§ Data excerpt
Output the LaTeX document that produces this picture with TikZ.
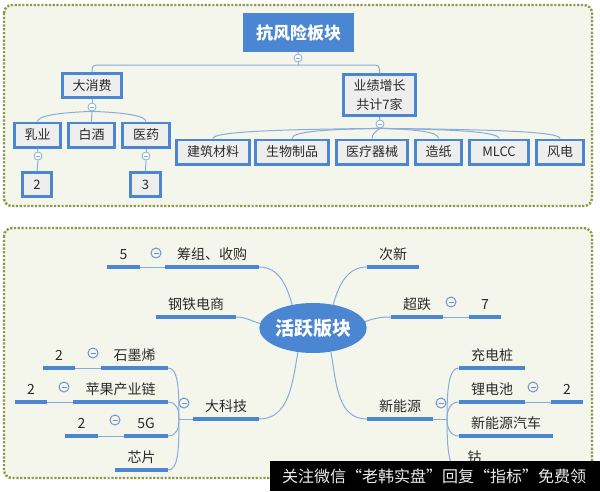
\documentclass[tikz,border=0pt]{standalone}
\usepackage{fontspec}
\setmainfont{Noto Sans CJK SC}
\usetikzlibrary{shapes.geometric}
\definecolor{panelfill}{HTML}{F4F6EC}
\definecolor{dotcol}{HTML}{8C9A45}
\definecolor{mblue}{HTML}{4A86D2}
\definecolor{lblue}{HTML}{86ACDB}
\definecolor{mcol}{HTML}{6F93CF}
\definecolor{boxfill}{HTML}{EEEEEE}
\definecolor{txt}{HTML}{2A2A2A}
\tikzset{
  panel/.style={draw=dotcol, fill=panelfill, line width=2.4pt, dash pattern=on 2.2pt off 1.6pt, rounded corners=8pt},
  tbox/.style={draw=mblue, line width=2.6pt, fill=boxfill, text=txt, font=\fontsize{13}{19}\selectfont, inner sep=0pt, minimum height=24.4pt},
  rootbox/.style={fill=mblue, text=white, font=\bfseries\fontsize{17}{19}\selectfont, inner sep=0pt, minimum width=111pt, minimum height=39pt},
  conn/.style={draw=lblue, line width=1pt},
  mcirc/.style={circle, draw=lblue, fill=white, line width=0.8pt, minimum size=8pt, inner sep=0pt,
    path picture={\draw[lblue,line width=0.8pt] ([xshift=-2pt]path picture bounding box.center) -- ([xshift=2pt]path picture bounding box.center);}},
  bmcirc/.style={circle, draw=mcol, fill=panelfill, line width=1pt, minimum size=10pt, inner sep=0pt,
    path picture={\draw[mcol,line width=1pt] ([xshift=-2.5pt]path picture bounding box.center) -- ([xshift=2.5pt]path picture bounding box.center);}},
  topic/.style={anchor=south, inner xsep=0pt, inner ysep=0pt, text height=12pt, text depth=7.5pt, text=txt, font=\fontsize{14}{16}\selectfont, minimum width=#1},
  uline/.style={draw=mblue, line width=3.5pt},
}
\begin{document}
\begin{tikzpicture}[x=1pt,y=-1pt]
\useasboundingbox (0,0) rectangle (600,491);
\fill[white] (0,0) rectangle (600,491);
% panels
\draw[panel] (4,5) rectangle (592,206);
\draw[panel] (4,228) rectangle (592,478);

% ---------- top tree ----------
\node[rootbox] (root) at (298.5,32.5) {抗风险板块};
\node[mcirc] (m0) at (298,58) {};
\draw[conn] (root.south) -- (m0.north);
\node[tbox, minimum width=59.4pt] (dxf) at (92,85.5) {大消费};
\node[tbox, minimum width=72.4pt, minimum height=41.4pt, align=center] (yj) at (379.5,95) {业绩增长\\共计7家};
\coordinate (h0) at (298,65);
\draw[conn] (m0.south) -- (h0);
\draw[conn, rounded corners=4pt] (dxf.north) |- (h0) -| (yj.north);

\node[mcirc] (m1) at (92,107) {};
\draw[conn] (dxf.south) -- (m1.north);
\node[tbox, minimum width=46.4pt] (ry) at (37.5,135) {乳业};
\node[tbox, minimum width=46.4pt] (bj) at (91.5,135) {白酒};
\node[tbox, minimum width=47.4pt] (yy) at (146,135) {医药};
\draw[conn] (m1.south) .. controls +(-30,1) and +(0,-6) .. (ry.north);
\draw[conn] (m1.south) -- (bj.north);
\draw[conn] (m1.south) .. controls +(30,1) and +(0,-6) .. (yy.north);

\node[mcirc] (m3) at (38,156) {};
\node[mcirc] (m4) at (146,156) {};
\node[tbox, minimum width=29.4pt] (b2) at (37,184.5) {2};
\node[tbox, minimum width=30.4pt] (b3) at (145.5,184.5) {3};
\draw[conn] (ry.south) -- (m3.north);
\draw[conn] (m3.south) -- (b2.north);
\draw[conn] (yy.south) -- (m4.north);
\draw[conn] (m4.south) -- (b3.north);

\node[mcirc] (m2) at (380,124) {};
\draw[conn] (yj.south) -- (m2.north);
\node[tbox, minimum width=73.4pt] (jz) at (213,152) {建筑材料};
\node[tbox, minimum width=73.4pt] (sw) at (292,152) {生物制品};
\node[tbox, minimum width=71.4pt] (yl) at (372,152) {医疗器械};
\node[tbox, minimum width=46.4pt] (zz) at (438.5,152) {造纸};
\node[tbox, minimum width=59.4pt] (ml) at (499,152) {MLCC};
\node[tbox, minimum width=47.4pt] (fd) at (560,152) {风电};
\draw[conn] (m2.south) .. controls +(-100,1) and +(0,-7) .. (jz.north);
\draw[conn] (m2.south) .. controls +(-55,1) and +(0,-7) .. (sw.north);
\draw[conn] (m2.south) .. controls +(-4,3) and +(0,-5) .. (yl.north);
\draw[conn] (m2.south) .. controls +(35,1) and +(0,-7) .. (zz.north);
\draw[conn] (m2.south) .. controls +(70,1) and +(0,-7) .. (ml.north);
\draw[conn] (m2.south) .. controls +(110,1) and +(0,-7) .. (fd.north);

% ---------- bottom mind map ----------
\node[ellipse, fill=mblue, minimum width=100pt, minimum height=50pt, inner sep=0pt, text=white,
  font=\bfseries\fontsize{19}{21}\selectfont] (el) at (313,328) {活跃版块};

\node[topic=94pt] (cz) at (212,267) {筹组、收购};
\node[topic=33pt] (n5) at (123.5,267) {5};
\node[bmcirc] (mc1) at (156,253) {};
\node[topic=80pt] (gt) at (196,317) {钢铁电商};
\node[topic=52pt] (cx) at (393,267) {次新};
\node[topic=52pt] (cd) at (417,317) {超跌};
\node[topic=32pt] (n7) at (485,317) {7};
\node[bmcirc] (mc2) at (451,302) {};

\node[topic=66pt] (dkj) at (226,419) {大科技};
\node[bmcirc] (mc6) at (184,403) {};
\node[topic=67pt] (sm) at (134.5,368) {石墨烯};
\node[topic=32pt] (n2a) at (59,368) {2};
\node[bmcirc] (mc3) at (93,353) {};
\node[topic=95pt] (pg) at (120.5,402) {苹果产业链};
\node[topic=32pt] (n2b) at (31,402) {2};
\node[bmcirc] (mc4) at (64,387) {};
\node[topic=44pt] (g5) at (146,436) {5G};
\node[topic=33pt] (n2c) at (81.5,436) {2};
\node[bmcirc] (mc5) at (115,420) {};
\node[topic=53pt] (xp) at (141.5,470) {芯片};

\node[topic=66pt] (xny) at (400,419) {新能源};
\node[bmcirc] (mc7) at (441,403) {};
\node[topic=66pt] (cdz) at (492,368) {充电桩};
\node[topic=66pt] (ldc) at (492,402) {锂电池};
\node[topic=32pt] (n2d) at (567,402) {2};
\node[bmcirc] (mc8) at (533,387) {};
\node[topic=94pt] (qc) at (506,436) {新能源汽车};
\node[topic=31pt] (gu) at (474.5,470) {钴};

% connectors
\draw[conn] (cz.south east) to[out=0,in=105] (el.132);
\draw[conn] (gt.south east) to[out=0,in=165] (el.175);
\draw[conn] (el.49) to[out=75,in=180] (cx.south west);
\draw[conn] (el.7) to[out=20,in=180] (cd.south west);
\draw[conn] (el.238) to[out=-100,in=0] (dkj.south east);
\draw[conn] (el.307) to[out=-80,in=180] (xny.south west);

\draw[conn] (n5.south east) -- (cz.south west);
\draw[conn] (cd.south east) -- (n7.south west);
\draw[conn] (n2a.south east) -- (sm.south west);
\draw[conn] (n2b.south east) -- (pg.south west);
\draw[conn] (n2c.south east) -- (g5.south west);
\draw[conn] (ldc.south east) -- (n2d.south west);

\coordinate (j1) at (179,419);
\draw[conn] (dkj.south west) -- (j1);
\draw[conn] (sm.south east) .. controls +(10,0) and +(0,-30) .. (j1);
\draw[conn] (pg.south east) .. controls +(8,0) and +(0,-10) .. (j1);
\draw[conn] (g5.south east) .. controls +(8,0) and +(0,10) .. (j1);
\draw[conn] (xp.south east) .. controls +(10,0) and +(0,30) .. (j1);

\coordinate (j2) at (447,419);
\draw[conn] (xny.south east) -- (j2);
\draw[conn] (j2) .. controls +(0,-30) and +(-10,0) .. (cdz.south west);
\draw[conn] (j2) .. controls +(0,-10) and +(-8,0) .. (ldc.south west);
\draw[conn] (j2) .. controls +(0,10) and +(-8,0) .. (qc.south west);
\draw[conn] (j2) .. controls +(0,30) and +(-10,0) .. (gu.south west);

\foreach \n in {cz,n5,gt,cx,cd,n7,dkj,sm,n2a,pg,n2b,g5,n2c,xp,xny,cdz,ldc,n2d,qc,gu}
  \draw[uline] (\n.south west) -- (\n.south east);

% watermark bar
\fill[black] (270,461) rectangle (600,491);
\node[text=white!92!black, font=\fontsize{16}{18}\selectfont, inner sep=0pt] (wm) at (434,476) {关注微信“老韩实盘”回复“指标”免费领};
\end{tikzpicture}
\end{document}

§ What this task involves
Restate exactly, please, only the lines between the start of the data and the line containing "(h0) -| (yj.north);", both ends included, skipping the pictures.

§ Answer to this exercise
Output the LaTeX document that produces this picture with TikZ.
\documentclass[tikz,border=0pt]{standalone}
\usepackage{fontspec}
\setmainfont{Noto Sans CJK SC}
\usetikzlibrary{shapes.geometric}
\definecolor{panelfill}{HTML}{F4F6EC}
\definecolor{dotcol}{HTML}{8C9A45}
\definecolor{mblue}{HTML}{4A86D2}
\definecolor{lblue}{HTML}{86ACDB}
\definecolor{mcol}{HTML}{6F93CF}
\definecolor{boxfill}{HTML}{EEEEEE}
\definecolor{txt}{HTML}{2A2A2A}
\tikzset{
  panel/.style={draw=dotcol, fill=panelfill, line width=2.4pt, dash pattern=on 2.2pt off 1.6pt, rounded corners=8pt},
  tbox/.style={draw=mblue, line width=2.6pt, fill=boxfill, text=txt, font=\fontsize{13}{19}\selectfont, inner sep=0pt, minimum height=24.4pt},
  rootbox/.style={fill=mblue, text=white, font=\bfseries\fontsize{17}{19}\selectfont, inner sep=0pt, minimum width=111pt, minimum height=39pt},
  conn/.style={draw=lblue, line width=1pt},
  mcirc/.style={circle, draw=lblue, fill=white, line width=0.8pt, minimum size=8pt, inner sep=0pt,
    path picture={\draw[lblue,line width=0.8pt] ([xshift=-2pt]path picture bounding box.center) -- ([xshift=2pt]path picture bounding box.center);}},
  bmcirc/.style={circle, draw=mcol, fill=panelfill, line width=1pt, minimum size=10pt, inner sep=0pt,
    path picture={\draw[mcol,line width=1pt] ([xshift=-2.5pt]path picture bounding box.center) -- ([xshift=2.5pt]path picture bounding box.center);}},
  topic/.style={anchor=south, inner xsep=0pt, inner ysep=0pt, text height=12pt, text depth=7.5pt, text=txt, font=\fontsize{14}{16}\selectfont, minimum width=#1},
  uline/.style={draw=mblue, line width=3.5pt},
}
\begin{document}
\begin{tikzpicture}[x=1pt,y=-1pt]
\useasboundingbox (0,0) rectangle (600,491);
\fill[white] (0,0) rectangle (600,491);
% panels
\draw[panel] (4,5) rectangle (592,206);
\draw[panel] (4,228) rectangle (592,478);

% ---------- top tree ----------
\node[rootbox] (root) at (298.5,32.5) {抗风险板块};
\node[mcirc] (m0) at (298,58) {};
\draw[conn] (root.south) -- (m0.north);
\node[tbox, minimum width=59.4pt] (dxf) at (92,85.5) {大消费};
\node[tbox, minimum width=72.4pt, minimum height=41.4pt, align=center] (yj) at (379.5,95) {业绩增长\\共计7家};
\coordinate (h0) at (298,65);
\draw[conn] (m0.south) -- (h0);
\draw[conn, rounded corners=4pt] (dxf.north) |- (h0) -| (yj.north);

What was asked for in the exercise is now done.